L’accord de Mindanao [portant sur la création d’une nouvelle entité autonome] est l’un des meilleurs exemples de la force du dialogue. Mais je pense que notre contribution la plus significative a concerné le conflit d’Aceh, en Indonésie. Pour la première fois, nous avons fait se rencontrer les parties au conflit et avons jeté les bases pour un futur accord.

swissinfo.ch: Vous ne vous êtes jamais dit: «Ici, la médiation est inutile»?

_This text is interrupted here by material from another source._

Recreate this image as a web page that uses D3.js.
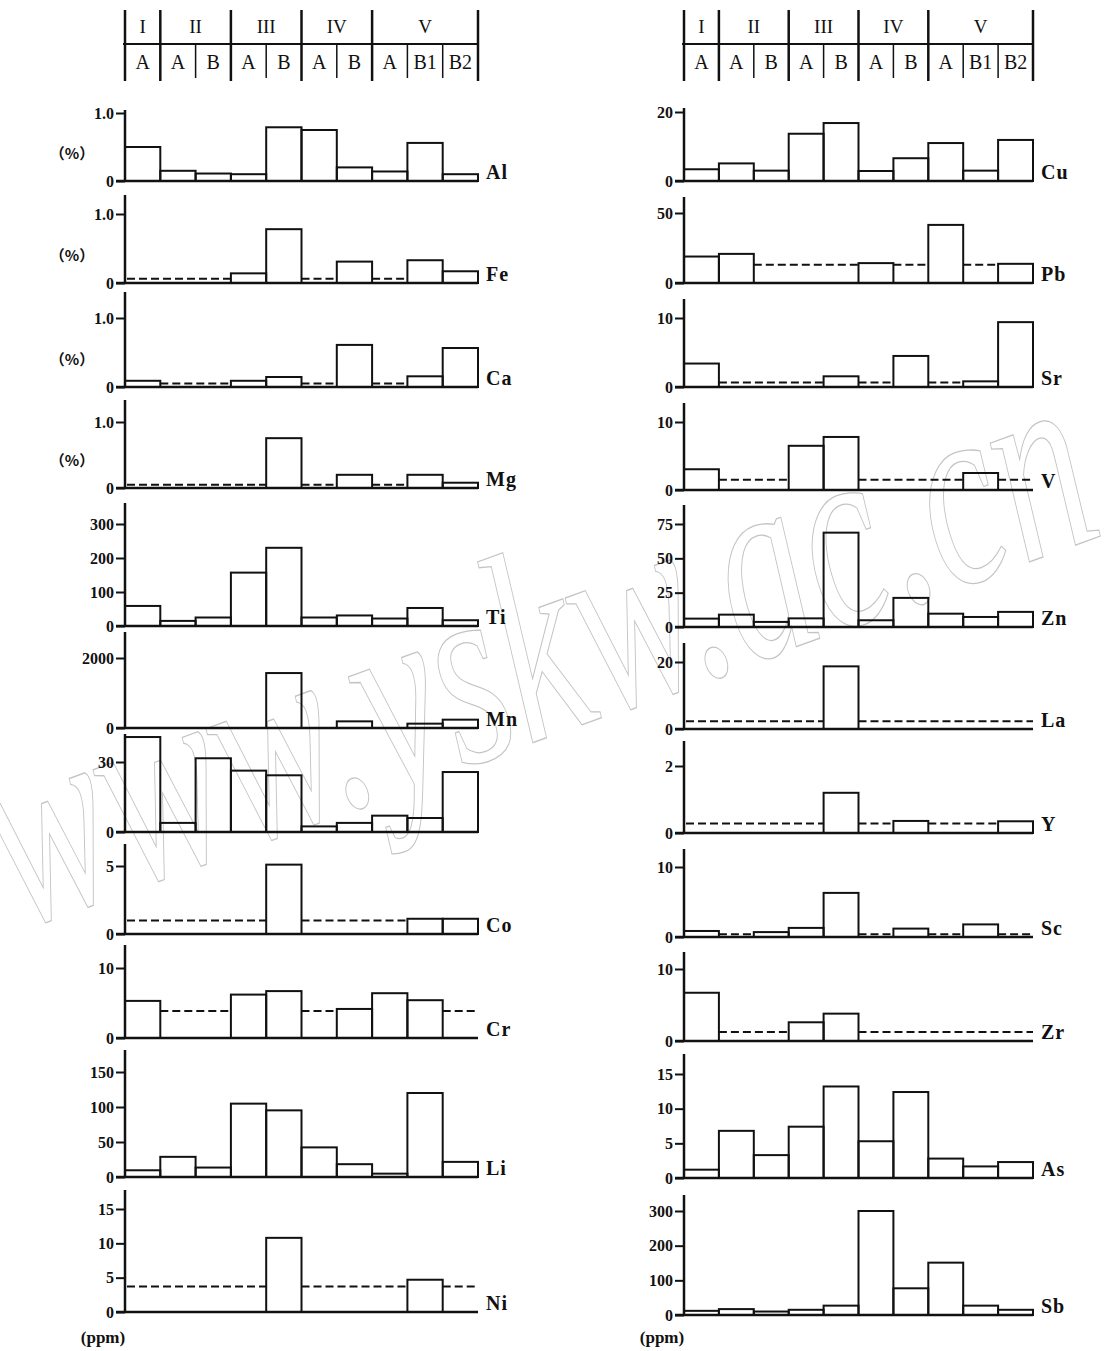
<!DOCTYPE html>
<html>
<head>
<meta charset="utf-8">
<title>Element bars</title>
<script src="https://cdn.jsdelivr.net/npm/d3@7"></script>
<style>
    body { margin: 0; background: #fff; }
    svg text { font-family: "Liberation Serif", "DejaVu Serif", serif; fill: #111; }
</style>
</head>
<body>
<svg width="1105" height="1351" id="mainsvg" style="display:block"></svg>
<script>
    // sample columns (zone - subzone)
    const bands = ['I-A', 'II-A', 'II-B', 'III-A', 'III-B', 'IV-A', 'IV-B', 'V-A', 'V-B1', 'V-B2'];
    const subLabels = ['A', 'A', 'B', 'A', 'B', 'A', 'B', 'A', 'B1', 'B2'];
    const groups = ['I', 'II', 'III', 'IV', 'V'];
    const groupSize = [1, 2, 2, 2, 3];

    // left column, null = below detection (dashed line drawn at the limit)
    const namesLeft = ['Al', 'Fe', 'Ca', 'Mg', 'Ti', 'Mn', '', 'Co', 'Cr', 'Li', 'Ni'];
    const Al = [0.50, 0.15, 0.11, 0.10, 0.79, 0.75, 0.20, 0.14, 0.56, 0.10];
    const Fe = [null, null, null, 0.14, 0.78, null, 0.31, null, 0.33, 0.17];
    const Ca = [0.09, null, null, 0.09, 0.145, null, 0.61, null, 0.155, 0.565];
    const Mg = [null, null, null, null, 0.755, null, 0.20, null, 0.20, 0.08];
    const Ti = [59, 15, 25, 157, 230, 25, 31, 22, 53, 17];
    const Mn = [null, null, null, null, 1570, null, 190, null, 124, 238];
    const unnamed = [40.7, 3.9, 31.6, 26.3, 24.3, 2.4, 3.9, 7.0, 6.0, 25.7];
    const Co = [null, null, null, null, 5.1, null, null, null, 1.12, 1.12];
    const Cr = [5.3, null, null, 6.2, 6.7, null, 4.15, 6.4, 5.4, null];
    const Li = [9.6, 28.8, 13.5, 104.8, 95.2, 42.3, 18.3, 4.8, 120, 21.6];
    const Ni = [null, null, null, null, 10.8, null, null, null, 4.7, null];
    const limitsLeft = [null, 0.06, 0.05, 0.05, null, null, null, 1.0, 3.85, null, 3.7];
    const ticksLeft = [[0, 1], [0, 1], [0, 1], [0, 1], [0, 100, 200, 300], [0, 2000], [0, 30], [0, 5], [0, 10], [0, 50, 100, 150], [0, 5, 10, 15]];
    const percentLeft = [true, true, true, true, false, false, false, false, false, false, false];

    // right column
    const namesRight = ['Cu', 'Pb', 'Sr', 'V', 'Zn', 'La', 'Y', 'Sc', 'Zr', 'As', 'Sb'];
    const Cu = [3.4, 5.1, 3.0, 13.7, 16.8, 2.9, 6.6, 11.0, 3.0, 11.9];
    const Pb = [18.9, 20.8, null, null, null, 14.2, null, 41.5, null, 13.7];
    const Sr = [3.4, null, null, null, 1.55, null, 4.5, null, 0.82, 9.4];
    const V = [3.05, null, null, 6.5, 7.8, null, null, null, 2.5, null];
    const Zn = [6.1, 9.0, 3.7, 6.3, 68.7, 4.9, 21.2, 9.7, 7.3, 11.0];
    const La = [null, null, null, null, 18.7, null, null, null, null, null];
    const Y = [null, null, null, null, 1.2, null, 0.36, null, null, 0.35];
    const Sc = [0.86, null, 0.7, 1.3, 6.3, null, 1.2, null, 1.8, null];
    const Zr = [6.7, null, null, 2.6, 3.8, null, null, null, null, null];
    const As = [1.2, 6.8, 3.3, 7.4, 13.2, 5.3, 12.4, 2.8, 1.67, 2.3];
    const Sb = [12, 17, 10, 15, 27, 300, 77, 151, 27, 15];
    const limitsRight = [null, 13, 0.65, 1.5, null, 2.3, 0.28, 0.4, 1.25, null, null];
    const ticksRight = [[0, 20], [0, 50], [0, 10], [0, 10], [0, 25, 50, 75], [0, 20], [0, 2], [0, 10], [0, 10], [0, 5, 10, 15], [0, 100, 200, 300]];

    // layout: baseline y, y of the top tick, top of the vertical axis
    const layoutLeft = [
        [181, 113, 110], [283, 214, 195], [387, 318, 292], [488, 422, 400],
        [626, 524, 503], [728, 658, 632], [832, 762, 734], [934, 866, 844],
        [1038, 968, 945], [1177, 1072, 1050], [1312, 1209, 1190]];
    const layoutRight = [
        [181, 112, 108], [283, 213, 197], [387, 318, 299], [490, 422, 403],
        [627, 524, 505], [729, 662, 643], [833, 766, 741], [937, 867, 849],
        [1041, 969, 952], [1178, 1074, 1054], [1315, 1211, 1195]];

    const svg = d3.select('#mainsvg');
    const stroke = '#111';

    const columns = [
        { x0: 125, x1: 478, names: namesLeft, values: [Al, Fe, Ca, Mg, Ti, Mn, unnamed, Co, Cr, Li, Ni],
          limits: limitsLeft, ticks: ticksLeft, layout: layoutLeft, percent: percentLeft },
        { x0: 684, x1: 1033, names: namesRight, values: [Cu, Pb, Sr, V, Zn, La, Y, Sc, Zr, As, Sb],
          limits: limitsRight, ticks: ticksRight, layout: layoutRight, percent: namesRight.map(() => false) }
    ];

    // watermark sits behind the marks' outlines
    const wm = svg.append('g');

    const drawHeader = function (col) {
        const x = d3.scaleBand().domain(bands).range([col.x0, col.x1]);
        const g = svg.append('g').attr('class', 'header');
        const yTop = 10, yMid = 44, yBot = 81;

        g.append('line').attr('x1', col.x0 - 2).attr('x2', col.x1)
            .attr('y1', yMid).attr('y2', yMid)
            .attr('stroke', stroke).attr('stroke-width', 2);

        // group edges
        const starts = [];
        let k = 0;
        groupSize.forEach(n => { starts.push(k); k += n; });
        const edges = starts.map(s => x(bands[s])).concat([col.x1]);
        g.selectAll('.gline').data(edges).join('line')
            .attr('x1', d => d).attr('x2', d => d)
            .attr('y1', yTop).attr('y2', yBot)
            .attr('stroke', stroke).attr('stroke-width', 2.5);

        g.selectAll('.gtext').data(groups).join('text')
            .attr('x', (d, i) => (edges[i] + edges[i + 1]) / 2)
            .attr('y', 33)
            .attr('text-anchor', 'middle')
            .attr('font-size', 19)
            .text(d => d);

        // sub dividers inside groups
        const inner = bands.filter((b, i) => !starts.includes(i));
        g.selectAll('.sline').data(inner).join('line')
            .attr('x1', d => x(d)).attr('x2', d => x(d))
            .attr('y1', yMid).attr('y2', yBot - 3)
            .attr('stroke', stroke).attr('stroke-width', 1.5);

        g.selectAll('.stext').data(bands).join('text')
            .attr('x', d => x(d) + x.bandwidth() / 2)
            .attr('y', 69)
            .attr('text-anchor', 'middle')
            .attr('font-size', 20)
            .text((d, i) => subLabels[i]);
    };

    const drawPanel = function (col, i) {
        const [base, tickY, axisTop] = col.layout[i];
        const ticks = col.ticks[i];
        const data = col.values[i];
        const limit = col.limits[i];
        const x = d3.scaleBand().domain(bands).range([col.x0, col.x1]);
        const y = d3.scaleLinear().domain([0, ticks[ticks.length - 1]]).range([base, tickY]);
        const g = svg.append('g').attr('class', 'panel');

        // bars
        const rows = bands.map((b, j) => ({ band: b, value: data[j] }));
        g.selectAll('rect').data(rows.filter(d => d.value !== null)).join('rect')
            .attr('x', d => x(d.band))
            .attr('y', d => y(d.value))
            .attr('width', x.bandwidth())
            .attr('height', d => base - y(d.value))
            .attr('fill', 'none')
            .attr('stroke', stroke)
            .attr('stroke-width', 2);

        // dashed detection limit over the empty runs
        if (limit !== null) {
            const runs = [];
            rows.forEach((d, j) => {
                if (d.value !== null) return;
                const last = runs[runs.length - 1];
                if (last && last.end === j - 1) last.end = j;
                else runs.push({ start: j, end: j });
            });
            g.selectAll('.limit').data(runs).join('line')
                .attr('x1', d => x(bands[d.start]) + (d.start === 0 ? 2 : 0))
                .attr('x2', d => x(bands[d.end]) + x.bandwidth())
                .attr('y1', y(limit)).attr('y2', y(limit))
                .attr('stroke', stroke)
                .attr('stroke-width', 2)
                .attr('stroke-dasharray', '8,4');
        }

        // y axis
        const pct = col.percent[i];
        const axis = d3.axisLeft(y).tickValues(ticks).tickSize(9).tickPadding(2)
            .tickFormat(d => pct && d !== 0 ? d3.format('.1f')(d) : d3.format('d')(d));
        const ag = g.append('g').attr('transform', `translate(${col.x0},0)`).call(axis);
        ag.select('.domain').remove();
        ag.selectAll('line').attr('stroke', stroke).attr('stroke-width', 2);
        ag.selectAll('text')
            .attr('font-size', 16)
            .attr('font-weight', 'bold')
            .attr('font-family', '"Liberation Serif", serif')
            .attr('fill', '#111');

        g.append('line').attr('x1', col.x0).attr('x2', col.x0)
            .attr('y1', axisTop).attr('y2', base + 1)
            .attr('stroke', stroke).attr('stroke-width', 2.5);
        g.append('line').attr('x1', col.x0 - 9).attr('x2', col.x1)
            .attr('y1', base).attr('y2', base)
            .attr('stroke', stroke).attr('stroke-width', 2.5);

        if (col.names[i]) {
            g.append('text')
                .attr('x', col.x1 + 8)
                .attr('y', base - 2)
                .attr('font-size', 20)
                .attr('font-weight', 'bold')
                .attr('letter-spacing', 1)
                .text(col.names[i]);
        }
        if (pct) {
            g.append('text')
                .attr('x', 72)
                .attr('y', base - 22)
                .attr('text-anchor', 'middle')
                .attr('font-size', 15)
                .attr('font-weight', 'bold')
                .style('font-family', '"Noto Sans CJK SC", sans-serif')
                .text('（%）');
        }
    };

    columns.forEach(col => {
        drawHeader(col);
        col.names.forEach((n, i) => drawPanel(col, i));
        svg.append('text')
            .attr('x', col.x0 - 22)
            .attr('y', 1343)
            .attr('text-anchor', 'middle')
            .attr('font-size', 17)
            .attr('font-weight', 'bold')
            .text('(ppm)');
    });

    // watermark
    wm.append('text')
        .attr('transform', 'translate(18,930) rotate(-20) scale(1,1.6)')
        .attr('font-size', 170)
        .attr('font-style', 'italic')
        .attr('textLength', 1160)
        .attr('lengthAdjust', 'spacingAndGlyphs')
        .style('fill', 'none')
        .style('stroke', '#c4c4c4')
        .style('stroke-width', 1.1)
        .style('vector-effect', 'non-scaling-stroke')
        .text('www.yskw.ac.cn');
</script>
</body>
</html>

D.G.: Dans le cas de la LRA (Armée de résistance du Seigneur) en Ouganda. Ses activités criminelles ont exclu la possibilité d’un accord. Le cas de la LRA est significatif des défis d’aujourd’hui. Souvent, on a affaire à des interlocuteurs qui ont des côtés criminels et dont l’idéologie est pour le moins discutable. Par le passé, ils présentaient des arguments valables et étaient  motivés par des idéologies précises ou des raisons politiques. Par  la suite pourtant, ils refusent de poser leurs armes, même si certaines questions ont été affrontées. Il y a une dérive vers des activités exclusivement criminelles. Parfois, on peut négocier avec un criminel, mais pas dans le cas de la LRA.

swissinfo.ch: Le dialogue ne peut donc pas résoudre tous les conflits…

D.G.: Sûrement pas. Je crois qu’aujourd’hui, la majeure partie des conflits puisse être réglée au travers de la bonne gouvernance, la justice, les réformes démocratiques et le droit des minorités.